◆ **WHAT YOU SHOULD DO**: Filter this data down to the lines that hold "matplotlib", and copy them.

--- BEGIN MATERIAL ---

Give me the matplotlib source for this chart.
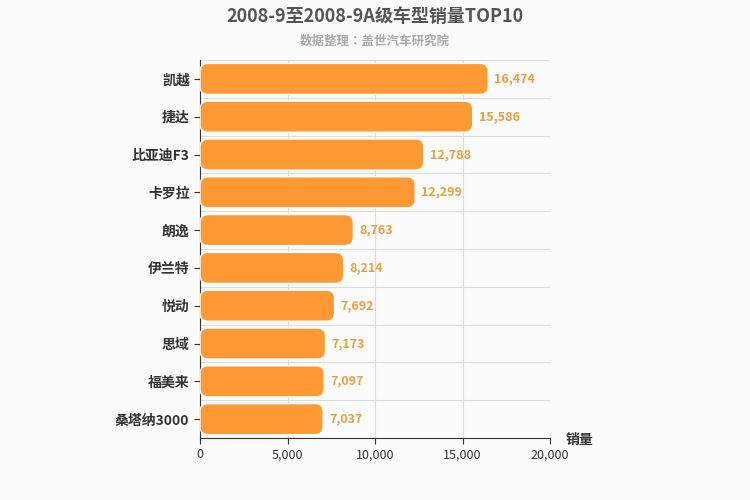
import matplotlib
matplotlib.use("Agg")
import matplotlib.pyplot as plt
from matplotlib.patches import FancyBboxPatch
from matplotlib import font_manager as fm

cjk = [f.name for f in fm.fontManager.ttflist if "CJK" in f.name]
pref = [n for n in ["Noto Sans CJK SC", "Noto Sans CJK JP", "Noto Sans CJK TC", "Noto Sans CJK KR"] if n in cjk] + cjk
plt.rcParams["font.family"] = "sans-serif"
plt.rcParams["font.sans-serif"] = pref[:1] + ["DejaVu Sans"]

categories = ["凯越", "捷达", "比亚迪F3", "卡罗拉", "朗逸", "伊兰特", "悦动", "思域", "福美来", "桑塔纳3000"]
values = [16474, 15586, 12788, 12299, 8763, 8214, 7692, 7173, 7097, 7037]
xticks = [0, 5000, 10000, 15000, 20000]

fig = plt.figure(figsize=(7.5, 5), dpi=100)
fig.patch.set_facecolor("#fbfbfb")
ax = fig.add_axes([200/750, 1-438/500, 350/750, 378/500])
ax.set_facecolor("#fbfbfb")
ax.set_xlim(0, 20000)
n = len(categories)
ax.set_ylim(n - 0.5, -0.5)

xu = 20000/350
yu = n/378
h = 0.82
for i, v in enumerate(values):
    p = FancyBboxPatch((0, i - h/2), v, h, boxstyle="round,pad=0,rounding_size=%f" % (8*xu),
                       mutation_aspect=yu/xu, facecolor="#ff9933", edgecolor="white", linewidth=1, zorder=3)
    ax.add_patch(p)
    ax.text(v + 6*xu, i, f"{v:,}", va="center", ha="left", color="#e8a040",
            fontsize=9, fontweight="bold", zorder=4)

ax.set_yticks(range(n))
ax.set_yticklabels(categories, fontsize=10, fontweight="bold", color="#333333")
ax.set_xticks(xticks)
ax.set_xticklabels([f"{t:,}" for t in xticks], fontsize=9, color="#333333")
for i in range(n + 1):
    ax.axhline(i - 0.5, color="#dddddd", lw=0.8, zorder=1)
for t in xticks[1:]:
    ax.axvline(t, color="#dddddd", lw=0.8, zorder=1)
for s in ["top", "right"]:
    ax.spines[s].set_visible(False)
ax.spines["left"].set_color("#333333")
ax.spines["bottom"].set_color("#333333")
ax.tick_params(axis="y", length=4, color="#333333")
ax.tick_params(axis="x", length=4, color="#333333")

fig.text(375/750, 1-16/500, "2008-9至2008-9A级车型销量TOP10", ha="center", va="center",
         fontsize=13, fontweight="bold", color="#555555")
fig.text(375/750, 1-41/500, "数据整理：盖世汽车研究院", ha="center", va="center",
         fontsize=9, fontweight="bold", color="#aaaaaa")
fig.text(580/750, 1-440/500, "销量", ha="center", va="center", fontsize=10, fontweight="bold", color="#333333")

fig.savefig("out.png", dpi=100, facecolor=fig.get_facecolor())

--- END MATERIAL ---

◆ **FULL ANSWER**:
Give me the matplotlib source for this chart.
import matplotlib
matplotlib.use("Agg")
import matplotlib.pyplot as plt
from matplotlib.patches import FancyBboxPatch
from matplotlib import font_manager as fm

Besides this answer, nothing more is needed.